Search the records below for the word "code" and show every line where it occurs.
## START Provided data
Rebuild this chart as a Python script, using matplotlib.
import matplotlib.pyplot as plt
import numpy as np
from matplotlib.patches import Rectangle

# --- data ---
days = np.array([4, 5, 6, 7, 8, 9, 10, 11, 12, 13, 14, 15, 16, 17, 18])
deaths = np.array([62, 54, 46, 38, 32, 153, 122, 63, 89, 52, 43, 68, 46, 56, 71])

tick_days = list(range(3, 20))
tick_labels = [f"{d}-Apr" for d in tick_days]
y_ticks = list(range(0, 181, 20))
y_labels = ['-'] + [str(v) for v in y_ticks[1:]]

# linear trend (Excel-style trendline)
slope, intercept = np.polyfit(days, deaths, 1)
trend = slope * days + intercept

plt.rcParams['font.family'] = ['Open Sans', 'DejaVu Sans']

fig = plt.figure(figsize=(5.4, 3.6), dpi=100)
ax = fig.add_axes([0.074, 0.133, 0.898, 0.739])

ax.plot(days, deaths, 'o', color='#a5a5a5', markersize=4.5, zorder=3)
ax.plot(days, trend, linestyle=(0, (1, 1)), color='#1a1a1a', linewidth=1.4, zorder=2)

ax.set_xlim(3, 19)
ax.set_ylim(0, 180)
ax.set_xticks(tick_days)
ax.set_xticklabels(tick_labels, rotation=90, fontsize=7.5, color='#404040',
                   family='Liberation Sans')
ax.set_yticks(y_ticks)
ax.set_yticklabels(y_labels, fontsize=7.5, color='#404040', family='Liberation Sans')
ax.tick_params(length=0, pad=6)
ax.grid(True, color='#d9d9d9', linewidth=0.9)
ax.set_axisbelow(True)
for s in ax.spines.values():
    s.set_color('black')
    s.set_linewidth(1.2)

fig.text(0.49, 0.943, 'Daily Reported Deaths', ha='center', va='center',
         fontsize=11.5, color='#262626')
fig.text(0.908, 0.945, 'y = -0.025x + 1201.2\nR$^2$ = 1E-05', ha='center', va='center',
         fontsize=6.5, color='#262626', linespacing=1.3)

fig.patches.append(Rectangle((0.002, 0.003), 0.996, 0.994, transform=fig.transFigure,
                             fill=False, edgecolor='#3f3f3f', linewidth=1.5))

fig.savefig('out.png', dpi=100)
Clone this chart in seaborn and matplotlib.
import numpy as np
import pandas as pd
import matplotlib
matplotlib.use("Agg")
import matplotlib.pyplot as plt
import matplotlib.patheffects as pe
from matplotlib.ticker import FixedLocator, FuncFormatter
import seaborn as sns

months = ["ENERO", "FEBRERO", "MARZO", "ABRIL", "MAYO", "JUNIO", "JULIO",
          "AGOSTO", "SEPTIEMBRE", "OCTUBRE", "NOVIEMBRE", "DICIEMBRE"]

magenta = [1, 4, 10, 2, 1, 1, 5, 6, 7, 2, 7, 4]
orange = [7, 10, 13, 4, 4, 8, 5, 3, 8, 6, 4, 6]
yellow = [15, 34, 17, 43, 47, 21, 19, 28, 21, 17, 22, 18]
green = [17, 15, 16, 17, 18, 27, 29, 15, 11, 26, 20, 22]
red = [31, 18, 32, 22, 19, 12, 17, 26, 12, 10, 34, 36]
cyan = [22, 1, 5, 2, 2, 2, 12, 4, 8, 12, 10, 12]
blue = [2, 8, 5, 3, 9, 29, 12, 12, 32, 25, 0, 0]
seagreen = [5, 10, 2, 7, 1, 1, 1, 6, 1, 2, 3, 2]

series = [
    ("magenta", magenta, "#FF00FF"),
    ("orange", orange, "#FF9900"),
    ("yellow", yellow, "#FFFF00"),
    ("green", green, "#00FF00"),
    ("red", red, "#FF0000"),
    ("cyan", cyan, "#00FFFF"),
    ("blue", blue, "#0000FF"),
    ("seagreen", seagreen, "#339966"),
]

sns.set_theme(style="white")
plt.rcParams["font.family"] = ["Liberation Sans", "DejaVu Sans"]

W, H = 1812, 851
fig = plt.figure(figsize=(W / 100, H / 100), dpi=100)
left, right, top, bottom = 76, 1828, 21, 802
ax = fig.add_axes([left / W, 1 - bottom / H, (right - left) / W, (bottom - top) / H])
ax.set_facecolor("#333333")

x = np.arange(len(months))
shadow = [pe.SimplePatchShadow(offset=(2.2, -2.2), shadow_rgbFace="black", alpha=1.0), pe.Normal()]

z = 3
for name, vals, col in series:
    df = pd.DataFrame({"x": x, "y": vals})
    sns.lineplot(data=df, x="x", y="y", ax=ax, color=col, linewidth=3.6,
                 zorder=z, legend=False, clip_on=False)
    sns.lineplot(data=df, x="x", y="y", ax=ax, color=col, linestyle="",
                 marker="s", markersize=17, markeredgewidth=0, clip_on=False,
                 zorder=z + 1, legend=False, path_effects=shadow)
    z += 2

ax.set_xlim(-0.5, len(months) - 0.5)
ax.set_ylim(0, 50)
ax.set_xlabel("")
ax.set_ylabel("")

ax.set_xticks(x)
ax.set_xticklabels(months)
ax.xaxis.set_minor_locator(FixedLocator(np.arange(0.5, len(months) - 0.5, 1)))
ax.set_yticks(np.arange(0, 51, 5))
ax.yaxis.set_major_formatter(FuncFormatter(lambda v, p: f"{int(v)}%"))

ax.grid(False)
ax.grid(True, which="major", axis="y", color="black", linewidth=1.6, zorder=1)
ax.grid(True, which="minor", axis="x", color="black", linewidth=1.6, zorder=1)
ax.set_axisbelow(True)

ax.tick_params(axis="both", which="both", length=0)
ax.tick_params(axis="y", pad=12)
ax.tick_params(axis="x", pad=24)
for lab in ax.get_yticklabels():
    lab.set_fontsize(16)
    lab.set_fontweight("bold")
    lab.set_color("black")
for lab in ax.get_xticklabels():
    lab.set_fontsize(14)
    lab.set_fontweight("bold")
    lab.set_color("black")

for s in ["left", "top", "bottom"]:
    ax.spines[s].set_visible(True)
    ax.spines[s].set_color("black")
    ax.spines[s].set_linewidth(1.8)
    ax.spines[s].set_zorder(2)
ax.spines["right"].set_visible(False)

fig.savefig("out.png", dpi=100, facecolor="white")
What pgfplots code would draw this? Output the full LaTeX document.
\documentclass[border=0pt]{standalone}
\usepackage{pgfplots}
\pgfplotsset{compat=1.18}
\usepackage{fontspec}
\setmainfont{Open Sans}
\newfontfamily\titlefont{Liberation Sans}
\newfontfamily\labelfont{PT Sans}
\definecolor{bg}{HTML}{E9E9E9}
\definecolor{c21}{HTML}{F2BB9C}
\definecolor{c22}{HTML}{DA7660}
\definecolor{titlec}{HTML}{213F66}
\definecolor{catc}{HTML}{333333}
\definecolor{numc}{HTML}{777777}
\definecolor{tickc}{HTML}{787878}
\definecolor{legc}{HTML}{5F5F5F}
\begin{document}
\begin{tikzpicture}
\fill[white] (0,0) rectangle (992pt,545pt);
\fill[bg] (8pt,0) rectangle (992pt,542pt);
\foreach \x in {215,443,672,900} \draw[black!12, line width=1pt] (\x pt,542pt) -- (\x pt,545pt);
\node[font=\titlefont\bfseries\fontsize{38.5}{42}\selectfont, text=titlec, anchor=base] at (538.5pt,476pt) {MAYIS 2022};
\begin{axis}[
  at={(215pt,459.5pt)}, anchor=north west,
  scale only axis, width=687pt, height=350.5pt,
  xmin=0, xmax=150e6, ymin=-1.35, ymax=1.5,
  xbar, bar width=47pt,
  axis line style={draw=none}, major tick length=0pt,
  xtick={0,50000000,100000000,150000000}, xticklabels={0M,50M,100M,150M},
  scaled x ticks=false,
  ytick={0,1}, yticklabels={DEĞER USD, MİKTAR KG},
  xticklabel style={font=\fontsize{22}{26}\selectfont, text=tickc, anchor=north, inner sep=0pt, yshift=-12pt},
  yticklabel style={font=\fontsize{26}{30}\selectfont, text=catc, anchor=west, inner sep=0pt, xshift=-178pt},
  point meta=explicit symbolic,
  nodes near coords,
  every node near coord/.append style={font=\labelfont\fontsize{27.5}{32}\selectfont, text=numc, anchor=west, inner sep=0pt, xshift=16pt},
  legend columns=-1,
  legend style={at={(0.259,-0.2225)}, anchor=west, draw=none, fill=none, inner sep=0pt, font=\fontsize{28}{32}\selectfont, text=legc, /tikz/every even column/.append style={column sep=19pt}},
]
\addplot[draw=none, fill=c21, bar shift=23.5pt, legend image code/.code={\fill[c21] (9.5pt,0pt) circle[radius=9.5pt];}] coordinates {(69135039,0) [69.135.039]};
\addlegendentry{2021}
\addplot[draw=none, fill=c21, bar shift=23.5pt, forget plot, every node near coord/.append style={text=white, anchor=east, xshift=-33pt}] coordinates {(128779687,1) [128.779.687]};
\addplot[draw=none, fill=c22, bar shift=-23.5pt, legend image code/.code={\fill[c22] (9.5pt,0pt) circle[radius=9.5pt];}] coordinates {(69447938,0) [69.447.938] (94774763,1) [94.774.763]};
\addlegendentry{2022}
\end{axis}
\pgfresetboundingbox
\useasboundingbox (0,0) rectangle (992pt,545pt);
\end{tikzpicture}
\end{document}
## END Provided data
## Exercise result
What pgfplots code would draw this? Output the full LaTeX document.
\addplot[draw=none, fill=c21, bar shift=23.5pt, legend image code/.code={\fill[c21] (9.5pt,0pt) circle[radius=9.5pt];}] coordinates {(69135039,0) [69.135.039]};
\addplot[draw=none, fill=c22, bar shift=-23.5pt, legend image code/.code={\fill[c22] (9.5pt,0pt) circle[radius=9.5pt];}] coordinates {(69447938,0) [69.447.938] (94774763,1) [94.774.763]};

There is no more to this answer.